WHAT NEEDS TO BE DONE: Copy out all lines that hold "Give".

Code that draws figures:
»»
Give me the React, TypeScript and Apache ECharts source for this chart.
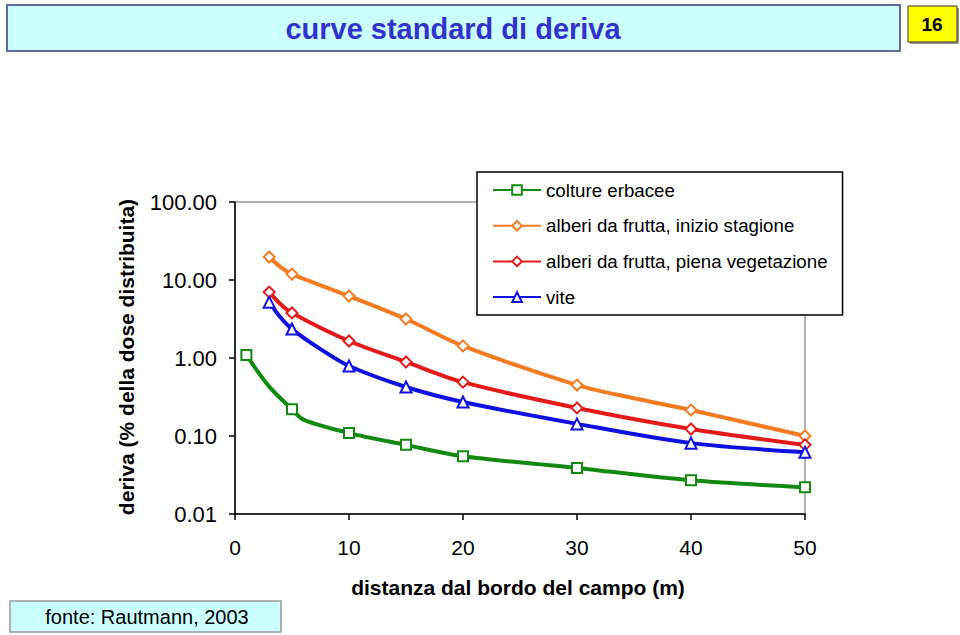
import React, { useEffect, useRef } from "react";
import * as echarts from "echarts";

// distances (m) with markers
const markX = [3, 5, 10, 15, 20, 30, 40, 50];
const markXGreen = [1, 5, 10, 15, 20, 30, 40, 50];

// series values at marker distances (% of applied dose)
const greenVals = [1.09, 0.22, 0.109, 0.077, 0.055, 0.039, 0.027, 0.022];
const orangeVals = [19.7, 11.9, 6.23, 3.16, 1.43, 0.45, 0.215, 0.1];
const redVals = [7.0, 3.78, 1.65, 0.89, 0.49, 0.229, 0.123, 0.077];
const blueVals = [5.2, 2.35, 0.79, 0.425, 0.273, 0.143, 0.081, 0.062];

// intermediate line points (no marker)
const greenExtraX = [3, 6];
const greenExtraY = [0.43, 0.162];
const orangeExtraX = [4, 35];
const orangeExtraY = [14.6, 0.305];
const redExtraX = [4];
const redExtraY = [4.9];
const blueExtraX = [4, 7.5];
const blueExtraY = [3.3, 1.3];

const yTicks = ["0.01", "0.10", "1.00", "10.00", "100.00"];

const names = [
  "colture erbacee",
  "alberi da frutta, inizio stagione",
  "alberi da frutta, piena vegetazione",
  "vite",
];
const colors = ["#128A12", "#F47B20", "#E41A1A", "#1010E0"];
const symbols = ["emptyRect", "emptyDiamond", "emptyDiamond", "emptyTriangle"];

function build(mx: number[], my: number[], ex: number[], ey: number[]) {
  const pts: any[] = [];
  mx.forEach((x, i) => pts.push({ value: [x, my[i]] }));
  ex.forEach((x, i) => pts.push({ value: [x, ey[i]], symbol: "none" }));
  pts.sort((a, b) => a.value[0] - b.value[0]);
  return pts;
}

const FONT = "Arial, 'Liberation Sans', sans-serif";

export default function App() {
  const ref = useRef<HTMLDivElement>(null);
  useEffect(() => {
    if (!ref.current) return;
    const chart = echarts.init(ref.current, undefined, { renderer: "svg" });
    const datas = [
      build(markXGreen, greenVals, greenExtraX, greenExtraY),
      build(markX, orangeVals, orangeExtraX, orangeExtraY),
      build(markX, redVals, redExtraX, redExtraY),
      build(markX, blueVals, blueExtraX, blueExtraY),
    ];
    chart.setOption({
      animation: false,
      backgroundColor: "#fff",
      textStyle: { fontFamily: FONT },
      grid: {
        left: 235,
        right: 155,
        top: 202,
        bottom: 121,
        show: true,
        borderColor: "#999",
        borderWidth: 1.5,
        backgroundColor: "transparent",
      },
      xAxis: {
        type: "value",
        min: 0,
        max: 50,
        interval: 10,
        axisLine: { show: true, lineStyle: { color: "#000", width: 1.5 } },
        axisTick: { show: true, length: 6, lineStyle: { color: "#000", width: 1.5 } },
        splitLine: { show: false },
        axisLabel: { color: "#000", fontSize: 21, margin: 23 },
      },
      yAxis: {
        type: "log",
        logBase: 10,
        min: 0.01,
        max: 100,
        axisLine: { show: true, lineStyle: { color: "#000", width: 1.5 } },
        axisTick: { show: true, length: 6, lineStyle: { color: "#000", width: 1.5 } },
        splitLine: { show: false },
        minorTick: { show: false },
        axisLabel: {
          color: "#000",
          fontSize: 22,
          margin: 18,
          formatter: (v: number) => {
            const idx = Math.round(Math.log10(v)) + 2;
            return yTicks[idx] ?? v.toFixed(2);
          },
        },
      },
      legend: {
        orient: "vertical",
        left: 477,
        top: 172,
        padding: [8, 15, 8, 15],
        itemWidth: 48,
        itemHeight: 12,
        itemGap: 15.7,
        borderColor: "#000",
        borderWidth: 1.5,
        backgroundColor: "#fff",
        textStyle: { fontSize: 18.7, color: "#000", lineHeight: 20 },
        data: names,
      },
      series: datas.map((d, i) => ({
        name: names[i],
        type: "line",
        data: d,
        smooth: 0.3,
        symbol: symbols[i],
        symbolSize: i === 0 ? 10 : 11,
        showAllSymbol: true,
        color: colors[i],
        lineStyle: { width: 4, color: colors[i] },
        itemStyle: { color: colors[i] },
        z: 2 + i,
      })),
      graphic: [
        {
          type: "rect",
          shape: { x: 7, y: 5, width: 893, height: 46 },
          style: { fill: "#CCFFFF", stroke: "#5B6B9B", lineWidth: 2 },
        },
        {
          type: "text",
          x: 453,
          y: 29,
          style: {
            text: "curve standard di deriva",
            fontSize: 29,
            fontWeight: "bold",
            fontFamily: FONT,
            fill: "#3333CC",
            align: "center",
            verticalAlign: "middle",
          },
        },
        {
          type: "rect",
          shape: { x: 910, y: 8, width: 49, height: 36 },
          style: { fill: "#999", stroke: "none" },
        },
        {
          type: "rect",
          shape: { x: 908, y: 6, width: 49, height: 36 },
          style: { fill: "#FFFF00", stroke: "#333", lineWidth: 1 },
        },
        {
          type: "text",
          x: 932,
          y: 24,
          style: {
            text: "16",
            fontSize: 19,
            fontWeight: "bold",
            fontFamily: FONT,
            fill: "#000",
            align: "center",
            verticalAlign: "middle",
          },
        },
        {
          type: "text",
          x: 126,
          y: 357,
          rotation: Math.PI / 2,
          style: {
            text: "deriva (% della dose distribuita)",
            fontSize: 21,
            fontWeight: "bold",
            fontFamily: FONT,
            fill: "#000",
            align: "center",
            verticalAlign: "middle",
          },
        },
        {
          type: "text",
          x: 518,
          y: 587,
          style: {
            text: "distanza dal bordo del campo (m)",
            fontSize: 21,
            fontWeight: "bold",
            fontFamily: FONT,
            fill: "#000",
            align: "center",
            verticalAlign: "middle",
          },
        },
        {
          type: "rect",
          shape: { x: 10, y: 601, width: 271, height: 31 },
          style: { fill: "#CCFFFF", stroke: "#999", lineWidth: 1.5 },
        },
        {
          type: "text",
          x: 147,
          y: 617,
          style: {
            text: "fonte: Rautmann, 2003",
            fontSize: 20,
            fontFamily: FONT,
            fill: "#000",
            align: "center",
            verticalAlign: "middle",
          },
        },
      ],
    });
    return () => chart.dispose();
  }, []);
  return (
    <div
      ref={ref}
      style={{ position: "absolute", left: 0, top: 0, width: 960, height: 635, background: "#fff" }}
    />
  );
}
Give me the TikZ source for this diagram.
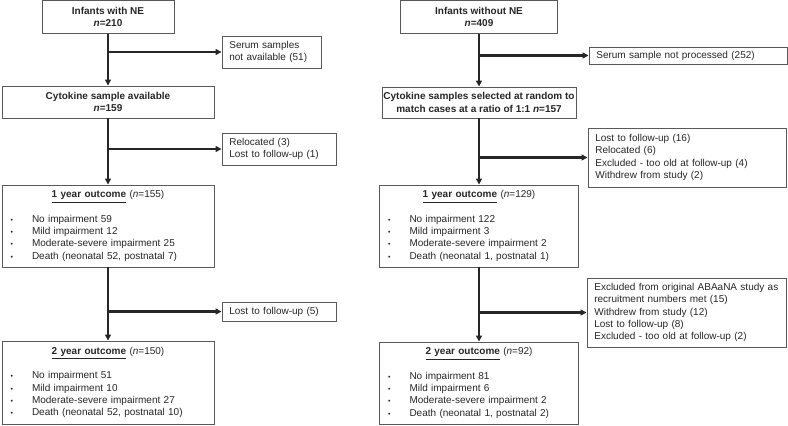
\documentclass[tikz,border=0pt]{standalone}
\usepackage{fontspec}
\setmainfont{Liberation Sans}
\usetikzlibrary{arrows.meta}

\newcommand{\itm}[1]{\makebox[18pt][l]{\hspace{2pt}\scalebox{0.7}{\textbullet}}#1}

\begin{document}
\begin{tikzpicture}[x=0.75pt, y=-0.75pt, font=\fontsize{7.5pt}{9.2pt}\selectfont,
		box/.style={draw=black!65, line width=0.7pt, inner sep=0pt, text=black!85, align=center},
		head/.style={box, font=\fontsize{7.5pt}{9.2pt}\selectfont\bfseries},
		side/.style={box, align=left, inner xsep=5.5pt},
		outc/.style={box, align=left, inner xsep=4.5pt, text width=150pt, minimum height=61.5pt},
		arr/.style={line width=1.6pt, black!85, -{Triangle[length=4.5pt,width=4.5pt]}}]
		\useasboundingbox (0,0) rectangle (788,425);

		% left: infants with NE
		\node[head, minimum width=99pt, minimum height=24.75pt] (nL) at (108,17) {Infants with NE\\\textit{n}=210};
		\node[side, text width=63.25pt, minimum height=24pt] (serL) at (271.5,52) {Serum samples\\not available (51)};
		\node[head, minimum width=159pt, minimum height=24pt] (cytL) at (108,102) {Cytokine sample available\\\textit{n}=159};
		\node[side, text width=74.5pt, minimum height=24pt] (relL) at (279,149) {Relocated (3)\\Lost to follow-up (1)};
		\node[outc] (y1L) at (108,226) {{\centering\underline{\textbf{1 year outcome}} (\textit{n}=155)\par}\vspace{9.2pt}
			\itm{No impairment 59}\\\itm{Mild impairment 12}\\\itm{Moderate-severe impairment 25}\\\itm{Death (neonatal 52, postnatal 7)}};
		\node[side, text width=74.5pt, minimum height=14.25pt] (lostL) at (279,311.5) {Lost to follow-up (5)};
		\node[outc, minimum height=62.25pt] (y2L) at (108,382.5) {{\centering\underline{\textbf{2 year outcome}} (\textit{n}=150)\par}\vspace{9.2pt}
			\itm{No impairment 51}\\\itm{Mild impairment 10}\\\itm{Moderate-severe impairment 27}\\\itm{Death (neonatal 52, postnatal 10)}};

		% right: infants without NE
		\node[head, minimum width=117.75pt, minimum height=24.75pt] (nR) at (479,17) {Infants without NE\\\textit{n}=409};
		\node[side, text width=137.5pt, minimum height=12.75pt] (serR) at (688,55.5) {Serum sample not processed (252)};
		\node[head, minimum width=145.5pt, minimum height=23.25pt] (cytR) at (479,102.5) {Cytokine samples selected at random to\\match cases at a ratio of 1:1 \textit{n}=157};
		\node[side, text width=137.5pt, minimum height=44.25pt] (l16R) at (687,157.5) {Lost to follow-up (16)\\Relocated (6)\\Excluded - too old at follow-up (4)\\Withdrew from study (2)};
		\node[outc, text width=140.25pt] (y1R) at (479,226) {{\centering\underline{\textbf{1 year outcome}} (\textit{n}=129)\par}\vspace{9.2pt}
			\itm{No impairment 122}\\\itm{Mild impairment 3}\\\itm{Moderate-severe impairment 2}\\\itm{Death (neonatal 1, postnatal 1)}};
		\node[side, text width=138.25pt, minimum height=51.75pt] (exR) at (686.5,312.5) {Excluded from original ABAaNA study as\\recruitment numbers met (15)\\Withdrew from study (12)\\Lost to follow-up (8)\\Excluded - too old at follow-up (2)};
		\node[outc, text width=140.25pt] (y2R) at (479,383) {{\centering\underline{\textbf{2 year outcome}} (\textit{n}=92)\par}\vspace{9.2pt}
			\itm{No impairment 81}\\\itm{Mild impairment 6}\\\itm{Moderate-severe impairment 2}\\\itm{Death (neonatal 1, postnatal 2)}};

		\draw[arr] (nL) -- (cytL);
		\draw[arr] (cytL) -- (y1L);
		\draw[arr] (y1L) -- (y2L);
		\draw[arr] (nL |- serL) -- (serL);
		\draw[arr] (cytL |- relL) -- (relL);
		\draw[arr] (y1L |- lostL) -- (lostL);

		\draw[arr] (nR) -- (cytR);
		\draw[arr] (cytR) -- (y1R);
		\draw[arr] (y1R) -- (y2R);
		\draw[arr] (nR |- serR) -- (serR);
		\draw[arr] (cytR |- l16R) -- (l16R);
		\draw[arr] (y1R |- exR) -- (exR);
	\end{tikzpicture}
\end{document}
««
ANSWER TO THE EXERCISE:
Give me the React, TypeScript and Apache ECharts source for this chart.
Give me the TikZ source for this diagram.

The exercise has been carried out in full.